Aaron Leibowitz | The Fan
If it’s broke...
Published: Wednesday, September 18, 2013
Updated: Wednesday, September 18, 2013 10:09
Sometimes I regret not going to a big-time football school. What could be better than a Saturday inside the Big House at Michigan, or the Horseshoe at Ohio State, surrounded by 100,000 screaming fans? One hundred thousand people create quite an atmosphere. They also generate quite a lot of money.
Big-time college sports are great for just about everyone. They are great for you and me, the fans, who relish the traditions and the talent and the hi-def television. They’re great for students and alumni, who develop lifelong devotions to their teams. They’re great for the networks like ESPN and CBS and ABC that get high ratings and sell ads. And they’re great — ridiculously, inconceivably great — for the National Collegiate Athletic Association.
Big-time college sports are devastating for the athletes.
Let’s talk about South Park. On May 25, 2011, an episode aired called “Crack Baby Athletic Association.” The premise is outrageous: Cartman creates a business in which crack-addicted babies fight over a ball of crack, with the fights streamed online. The plot line is crude, but the episode offers a not-so-subtle critique of the NCAA. Cartman’s friend Kyle provides the most poignant commentary.
“What actually makes total sense about it ... is that the crack babies are finally getting some attention and the care that they need,” he says. “Because most of these babies would normally not even get out, you know?”
He goes on: “Just because we are making money doesn’t mean that those babies aren’t benefiting. It isn’t exploiting them. They’re finding a useful place in society. What’s so unethical about that?”
That ought to be the NCAA’s mission statement.
The hypocrisy of Kyle’s argument — and of the NCAA — has been exposed in recent years. The institution is corrupt. The notion of the student-athlete is a myth. Big-time college sports are big business, and the workers don’t earn a fair share.
Earlier this year, the National College Players Association determined that, at Football Bowl Subdivision schools, more than 85 percent of football and basketball players live below the federal poverty line.

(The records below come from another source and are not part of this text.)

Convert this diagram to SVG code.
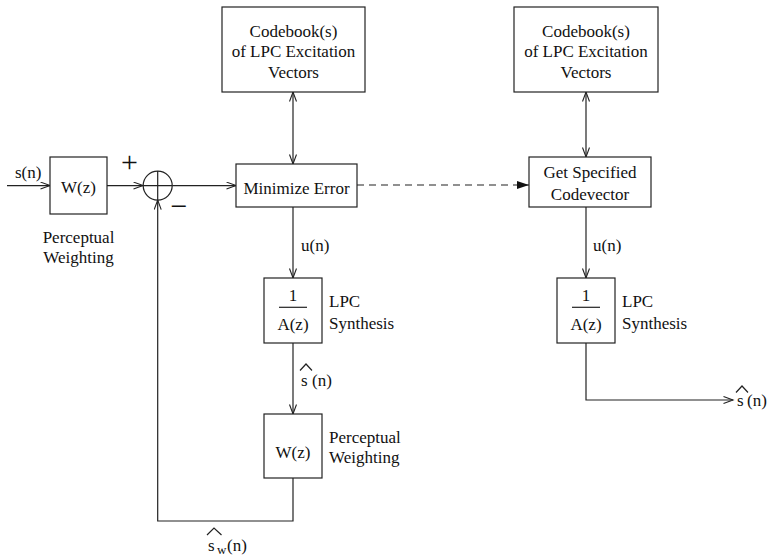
<svg xmlns="http://www.w3.org/2000/svg" width="768" height="556" viewBox="0 0 768 556">
<style>
.box{fill:#fff;stroke:#222;stroke-width:1.2}
.ln{fill:none;stroke:#222;stroke-width:1.2}
text{font-family:"Liberation Serif","Times New Roman",serif;font-size:17px;fill:#111}
.c{text-anchor:middle}
.big{font-size:30px}
</style>
<defs>
<marker id="a" markerWidth="12" markerHeight="10" refX="10" refY="4" orient="auto-start-reverse" markerUnits="userSpaceOnUse">
<path d="M0.5,0.5 L10,4 L0.5,7.5" fill="none" stroke="#222" stroke-width="1.1"/>
</marker>
<marker id="f" markerWidth="13" markerHeight="10" refX="12" refY="4.5" orient="auto" markerUnits="userSpaceOnUse">
<path d="M0,0.5 L12,4.5 L0,8.5 Z" fill="#111"/>
</marker>
</defs>

<g id="connectors">
<path class="ln" d="M7,185.6 H50" marker-end="url(#a)"/>
<path class="ln" d="M107,185.6 H143" marker-end="url(#a)"/>
<path class="ln" d="M172.2,185.6 H236" marker-end="url(#a)"/>
<path class="ln" d="M293,92 V164" marker-start="url(#a)" marker-end="url(#a)"/>
<path class="ln" d="M357,185 H529" stroke-dasharray="7,5" marker-end="url(#f)"/>
<path class="ln" d="M586,92 V157" marker-start="url(#a)" marker-end="url(#a)"/>
<path class="ln" d="M293,207 V278" marker-end="url(#a)"/>
<path class="ln" d="M293,343 V414" marker-end="url(#a)"/>
<path class="ln" d="M293,478 V521 H157.7 V200.1" marker-end="url(#a)"/>
<path class="ln" d="M586,207 V278" marker-end="url(#a)"/>
<path class="ln" d="M586,343 V400 H733" marker-end="url(#a)"/>
</g>

<g id="labels">
<text x="15" y="178">s(n)</text>
<text x="129.5" y="172" class="c big">+</text>
<text x="179" y="216" class="c big">−</text>
<text x="301" y="251">u(n)</text>
<text x="593" y="251">u(n)</text>
<text x="301" y="386">s</text>
<polyline class="ln" points="300,370.5 306,364 312,370.5"/>
<text x="312" y="386">(n)</text>
<text x="737" y="406">s</text>
<polyline class="ln" points="736,392.5 742,386 748,392.5"/>
<text x="747" y="406">(n)</text>
<text x="208" y="551">s</text>
<polyline class="ln" points="207,535 214,528 221.5,535"/>
<text x="217" y="554" style="font-size:13px">w</text>
<text x="227" y="551">(n)</text>
</g>

<g id="weight1">
<rect class="box" x="50" y="157" width="57" height="57"/>
<text x="78.5" y="192.5" class="c">W(z)</text>
<text x="78.5" y="243" class="c">Perceptual</text>
<text x="78.5" y="263" class="c">Weighting</text>
</g>

<g id="sum">
<circle cx="157.7" cy="185.6" r="14.5" class="box"/>
<path class="ln" d="M143.2,185.6 H172.2 M157.7,171.1 V200.1"/>
</g>

<g id="codebook1">
<rect class="box" x="222" y="7" width="143" height="85"/>
<text x="293.5" y="37" class="c">Codebook(s)</text>
<text x="293.5" y="57" class="c">of LPC Excitation</text>
<text x="293.5" y="77.5" class="c">Vectors</text>
</g>

<g id="minimize">
<rect class="box" x="236" y="164" width="121" height="43"/>
<text x="296.5" y="194" class="c">Minimize Error</text>
</g>

<g id="synth1">
<rect class="box" x="264" y="278" width="58" height="65"/>
<text x="293" y="300.5" class="c">1</text>
<path class="ln" d="M279,307.3 H307"/>
<text x="293" y="330" class="c">A(z)</text>
<text x="329" y="307">LPC</text>
<text x="329" y="329">Synthesis</text>
</g>

<g id="weight2">
<rect class="box" x="264" y="414" width="58" height="64"/>
<text x="293" y="458" class="c">W(z)</text>
<text x="329" y="443">Perceptual</text>
<text x="329" y="463">Weighting</text>
</g>

<g id="codebook2">
<rect class="box" x="514" y="7" width="144" height="85"/>
<text x="586" y="37" class="c">Codebook(s)</text>
<text x="586" y="57" class="c">of LPC Excitation</text>
<text x="586" y="77.5" class="c">Vectors</text>
</g>

<g id="getcode">
<rect class="box" x="529" y="157" width="122" height="50"/>
<text x="590" y="178" class="c">Get Specified</text>
<text x="590" y="199.5" class="c">Codevector</text>
</g>

<g id="synth2">
<rect class="box" x="557" y="278" width="58" height="65"/>
<text x="586" y="300.5" class="c">1</text>
<path class="ln" d="M572,307.3 H600"/>
<text x="586" y="330" class="c">A(z)</text>
<text x="622" y="307">LPC</text>
<text x="622" y="329">Synthesis</text>
</g>
</svg>
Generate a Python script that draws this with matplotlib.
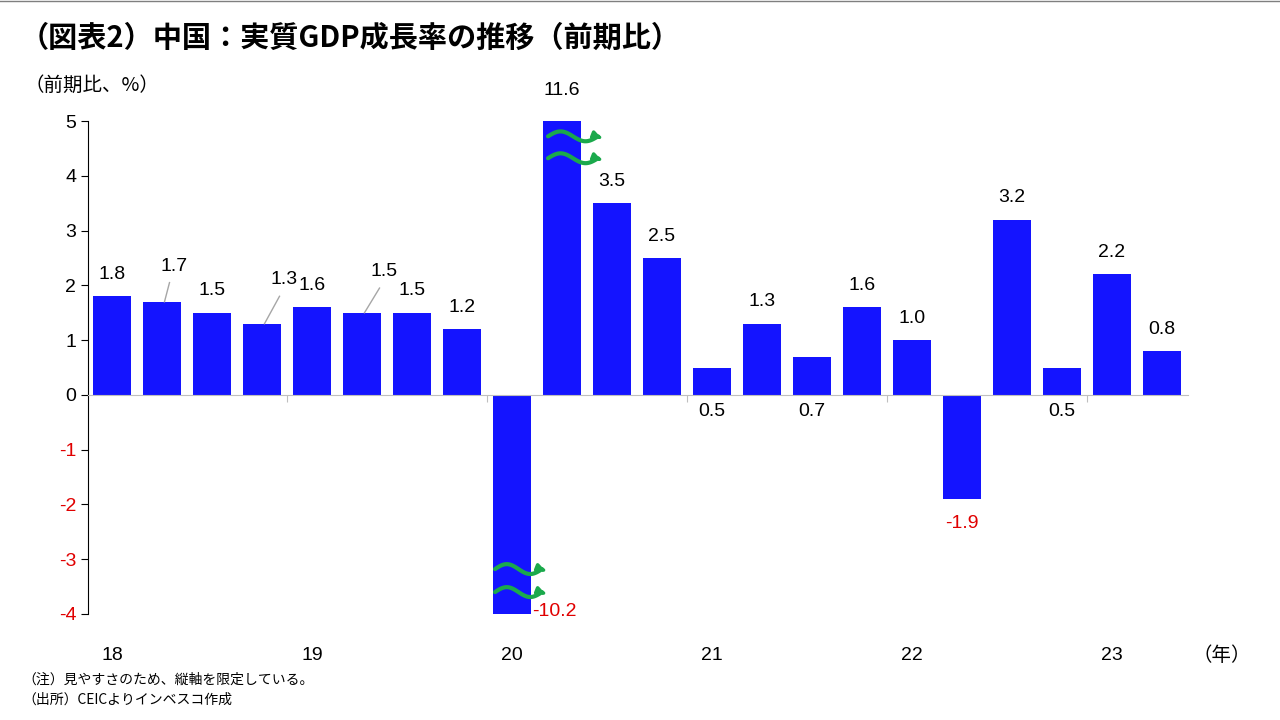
import matplotlib
matplotlib.use("Agg")
import matplotlib.pyplot as plt
import numpy as np

values = [1.8, 1.7, 1.5, 1.3, 1.6, 1.5, 1.5, 1.2, -10.2, 11.6, 3.5, 2.5,
          0.5, 1.3, 0.7, 1.6, 1.0, -1.9, 3.2, 0.5, 2.2, 0.8]
year_labels = ["18", "19", "20", "21", "22", "23"]
yticks = [-4, -3, -2, -1, 0, 1, 2, 3, 4, 5]

JP = "Noto Sans CJK JP"
NUM = "Liberation Sans"
BLUE = "#1414FF"
RED = "#E00000"

fig = plt.figure(figsize=(12.8, 7.2), dpi=100)
ax = fig.add_axes([88/1280, 1-614/720, 1100/1280, 493/720])
ymin, ymax = -4, 5
x = np.arange(len(values))
clipped = np.clip(values, ymin, ymax)
ax.bar(x, clipped, width=0.76, color=BLUE, zorder=2)
ax.set_xlim(-0.48, len(values) - 0.48)
ax.set_ylim(ymin, ymax)
for s in ["top", "right"]:
    ax.spines[s].set_visible(False)
ax.spines["bottom"].set_position(("data", 0))
ax.spines["bottom"].set_color("#BFBFBF")
ax.spines["left"].set_color("black")
ax.set_yticks(yticks)
ax.set_yticklabels([str(t) for t in yticks], fontsize=14, fontfamily=NUM)
for lab, t in zip(ax.get_yticklabels(), yticks):
    if t < 0:
        lab.set_color(RED)
ax.tick_params(axis="y", length=5, direction="out")
ax.set_xticks(np.arange(3.5, len(values), 4))
ax.set_xticklabels([])
ax.tick_params(axis="x", length=5, color="#BFBFBF", direction="out")
for i, yl in enumerate(year_labels):
    ax.text(i * 4, -4.75, yl, ha="center", va="center", fontsize=14, fontfamily=NUM)
ax.text(21.6, -4.75, "（年）", ha="left", va="center", fontsize=14, fontfamily=JP)

# value labels
leader = {1: (0.2, 2.35), 3: (0.4, 2.1), 5: (0.4, 2.25)}
for i, v in enumerate(values):
    txt = f"{v:.1f}"
    if v > ymax:
        ax.text(i, ymax + 0.55, txt, ha="center", va="center", fontsize=14, fontfamily=NUM)
    elif v < ymin:
        ax.text(i + 0.4, ymin + 0.05, txt, ha="left", va="center", fontsize=14,
                fontfamily=NUM, color=RED)
    elif v < 0:
        ax.text(i, v - 0.45, txt, ha="center", va="center", fontsize=14,
                fontfamily=NUM, color=RED)
    elif v < 0.8:
        ax.text(i, -0.3, txt, ha="center", va="center", fontsize=14, fontfamily=NUM)
    elif i in leader:
        dx, ly = leader[i]
        ax.text(i + dx + 0.05, v + ly - v + 0.0, txt, ha="center", va="center",
                fontsize=14, fontfamily=NUM)
        ax.plot([i + 0.05, i + dx - 0.05], [v, ly - 0.3], color="#A6A6A6", lw=1, zorder=3)
    else:
        ax.text(i, v + 0.4, txt, ha="center", va="center", fontsize=14, fontfamily=NUM)

# wavy break marks
def wave(x0, x1, y0):
    xs = np.linspace(x0, x1, 60)
    ys = y0 + 0.09 * np.sin((xs - x0) / (x1 - x0) * 2 * np.pi)
    ax.plot(xs, ys, color="#1BA94C", lw=3, clip_on=False, zorder=4, solid_capstyle="round")
    ax.annotate("", xy=(x1 + 0.12, ys[-1] - 0.05), xytext=(x1 - 0.02, ys[-1]),
                arrowprops=dict(arrowstyle="-|>", color="#1BA94C", lw=2.5), annotation_clip=False)
for y0 in (4.72, 4.32):
    wave(8.72, 9.72, y0)
for y0 in (-3.18, -3.6):
    wave(7.66, 8.6, y0)

fig.text(20/1280, 1-38/720, "（図表2）中国：実質GDP成長率の推移（前期比）", fontsize=21,
         fontweight="bold", fontfamily=JP, va="center")
fig.text(25/1280, 1-85/720, "（前期比、%）", fontsize=14, fontfamily=JP, va="center")
fig.text(22/1280, 1-680/720, "（注）見やすさのため、縦軸を限定している。", fontsize=10, fontfamily=JP, va="center")
fig.text(22/1280, 1-700/720, "（出所）CEICよりインベスコ作成", fontsize=10, fontfamily=JP, va="center")
fig.add_artist(plt.Line2D([0, 1], [0.999, 0.999], color="#7F7F7F", lw=1))

fig.savefig("out.png", dpi=100)
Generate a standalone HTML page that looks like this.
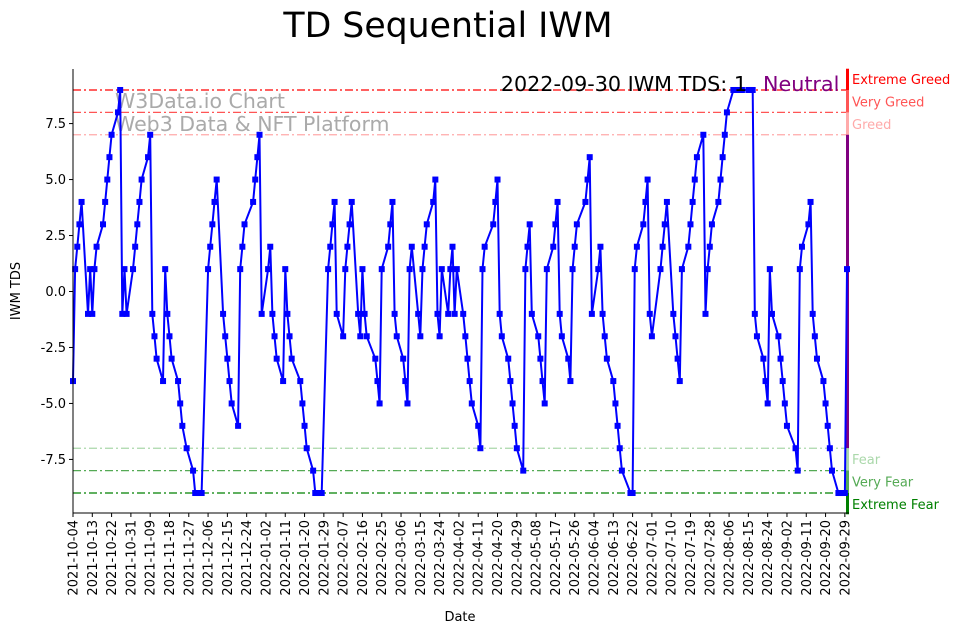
<!DOCTYPE html>
<html><head><meta charset="utf-8"><style>
body{margin:0;background:#fff;}
svg{display:block;font-family:"DejaVu Sans","Liberation Sans",sans-serif;}
</style></head><body>
<svg id="chart" width="967" height="633" viewBox="0 0 967 633" xmlns="http://www.w3.org/2000/svg">
<text x="448" y="37" font-size="34.7" text-anchor="middle" fill="#000">TD Sequential IWM</text>
<g id="bands"></g>
<g id="watermark">
<text x="115" y="108" font-size="20.5" fill="#aaa">W3Data.io Chart</text>
<text x="115" y="131" font-size="20.5" fill="#aaa">Web3 Data &amp; NFT Platform</text>
</g>
<g id="series"></g>
<g id="axes"></g>
<text x="747" y="91" font-size="20.7" text-anchor="end" fill="#000">2022-09-30 IWM TDS: 1</text>
<text x="763" y="91" font-size="20.7" fill="#800080">Neutral</text>
<text transform="translate(20,291) rotate(-90)" font-size="13" text-anchor="middle">IWM TDS</text>
<text x="460" y="621" font-size="13" text-anchor="middle">Date</text>
</svg>
<script>
const weekValues = [
[-4,1,2,3,4],[-1,1,-1,1,2],[3,4,5,6,7],[8,9,-1,1,-1],[1,2,3,4,5],[6,7,-1,-2,-3],[-4,1,-1,-2,-3],
[-4,-5,-6,null,-7],[-8,-9,-9,-9,-9],[1,2,3,4,5],[-1,-2,-3,-4,-5],[-6,1,2,3,null],[4,5,6,7,-1],
[1,2,-1,-2,-3],[-4,1,-1,-2,-3],[null,-4,-5,-6,-7],[-8,-9,-9,-9,-9],[1,2,3,4,-1],[-2,1,2,3,4],
[-1,-2,1,-1,-2],[null,-3,-4,-5,1],[2,3,4,-1,-2],[-3,-4,-5,1,2],[-1,-2,1,2,3],[4,5,-1,-2,1],
[-1,1,2,-1,1],[-1,-2,-3,-4,-5],[-6,-7,1,2,null],[3,4,5,-1,-2],[-3,-4,-5,-6,-7],[-8,1,2,3,-1],
[-2,-3,-4,-5,1],[2,3,4,-1,-2],[-3,-4,1,2,3],[null,4,5,6,-1],[1,2,-1,-2,-3],[-4,-5,-6,-7,-8],
[null,-9,-9,1,2],[3,4,5,-1,-2],[null,1,2,3,4],[-1,-2,-3,-4,1],[2,3,4,5,6],[7,-1,1,2,3],
[4,5,6,7,8],[9,9,9,9,9],[9,9,9,-1,-2],[-3,-4,-5,1,-1],[-2,-3,-4,-5,-6],[null,-7,-8,1,2],
[3,4,-1,-2,-3],[-4,-5,-6,-7,-8],[-9,-9,-9,-9,1]
];
const startDate = "2021-10-04";
const tickStepDays = 9;
const tickCount = 41;
const yTicks = [-7.5,-5,-2.5,0,2.5,5,7.5];
const zoneLevels = [9,8,7,-7,-8,-9];
const zoneNames = ["Extreme Greed","Very Greed","Greed","Fear","Very Fear","Extreme Fear"];
const zoneColors = ["#ff0000","#ff5555","#ffaaaa","#aad8aa","#55aa55","#008000"];

const dates = [], values = [];
(function(){
  const s = new Date(startDate+"T00:00:00Z");
  weekValues.forEach((wk,w)=>wk.forEach((v,d)=>{
    if(v===null) return;
    const dt = new Date(s.getTime()+(w*7+d)*86400000);
    dates.push(dt); values.push(v);
  }));
})();

const NS="http://www.w3.org/2000/svg";
const X0=73, PXD=774/361, YMID=291.5, PXU=22.39;
const t0=new Date(startDate+"T00:00:00Z").getTime();
function xs(d){return X0+(d.getTime()-t0)/86400000*PXD;}
function ys(v){return YMID-v*PXU;}
function mk(tag,attrs,parent){const e=document.createElementNS(NS,tag);for(const k in attrs)e.setAttribute(k,attrs[k]);parent.appendChild(e);return e;}
const XR=849, YT=69, YB=513;
const bands=document.getElementById('bands'), series=document.getElementById('series'), axes=document.getElementById('axes');

zoneLevels.forEach((lv,i)=>{
  const l=mk('line',{x1:X0,x2:XR,y1:ys(lv),y2:ys(lv),stroke:zoneColors[i],'stroke-width':1.2,'stroke-dasharray':'8,3,2,3'},bands);
  
  
  const t=mk('text',{x:852,y:ys(lv)+(lv>0?-6:16),'font-size':13,fill:zoneColors[i]},bands);
  t.textContent=zoneNames[i];
  
  
});
const segs=[[9.95,9,'#ff0000'],[9,8,'#ff5555'],[8,7,'#ffaaaa'],[7,-7,'#800080'],[-7,-8,'#aad8aa'],[-8,-9,'#55aa55'],[-9,-9.95,'#008000']];
segs.forEach((s,i)=>{
  const r=mk('rect',{x:XR-3,y:ys(s[0]),width:3,height:ys(s[1])-ys(s[0]),fill:s[2]},bands);
  
  
});

const pts=dates.map((d,i)=>xs(d).toFixed(1)+','+ys(values[i]).toFixed(1)).join(' ');
const pl=mk('polyline',{points:pts,fill:'none',stroke:'#0000ff','stroke-width':2},series);


dates.forEach((d,i)=>{
  const r=mk('rect',{x:xs(d)-3,y:ys(values[i])-3,width:6,height:6,fill:'#0000ff'},series);
  
  
});

const ya=mk('line',{x1:X0,x2:X0,y1:YT,y2:YB,stroke:'#000','stroke-width':1},axes);


const xa=mk('line',{x1:X0,x2:XR,y1:YB,y2:YB,stroke:'#000','stroke-width':1},axes);


yTicks.forEach(v=>{
  mk('line',{x1:X0-4,x2:X0,y1:ys(v),y2:ys(v),stroke:'#000'},axes);
  const t=mk('text',{x:X0-7,y:ys(v)+4.5,'font-size':13,'text-anchor':'end'},axes);
  t.textContent=v.toFixed(1);
  
  
});
for(let k=0;k<tickCount;k++){
  const d=new Date(t0+k*tickStepDays*86400000);
  const x=xs(d);
  mk('line',{x1:x,x2:x,y1:YB,y2:YB+4,stroke:'#000'},axes);
  const t=mk('text',{transform:`translate(${(x+4.5).toFixed(1)},${YB+7}) rotate(-90)`,'font-size':13,'text-anchor':'end'},axes);
  t.textContent=d.toISOString().slice(0,10);
  
  
}
</script>
</body></html>
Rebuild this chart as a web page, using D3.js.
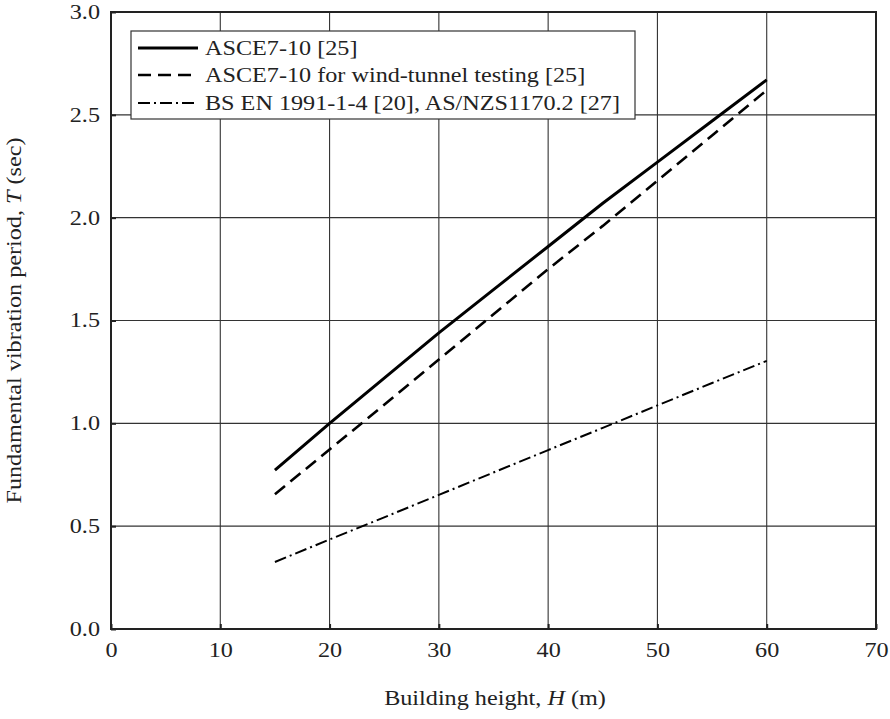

The NCPA also said that, during the 2010-11 school year, players on “full” scholarships actually averaged over $3,000 in out-of-pocket expenses.
And in 2010, football players at the University of Texas were worth more than $500,000 in market value, yet they lived $778 below the poverty line in the 2010-11 academic year.
Last week, Sports Illustrated released a report detailing misconduct in the Oklahoma State University football program. Dozens of former players spoke of under-the-table cash paid to athletes, tutors writing their papers and professors giving Bs to players who deserved Fs.
But the most troubling revelation was about what happens after graduation. SI explains: “Player after player has been driven out of Stillwater, [Oklahoma], returning to worlds they had hoped to escape. Some have been incarcerated, others live on the streets, many have battled drug abuse, and a few have attempted suicide.”
A good first step toward justice would be to pay the athletes. Paychecks would at least help debunk the student-athlete myth and offer players a small slice of the pie. But that’s a concession, not a solution. It does not change the fact that the athletes are pawns in a moneymaking machine.
Admittedly, a long-term answer is hard to foresee. Here’s mine: Scrap the entire system. Create the equivalent of baseball’s minor leagues for football and basketball. Abolish big-time college sports. It sounds like a pipe dream, but only drastic change can fix the nightmare the NCAA has created.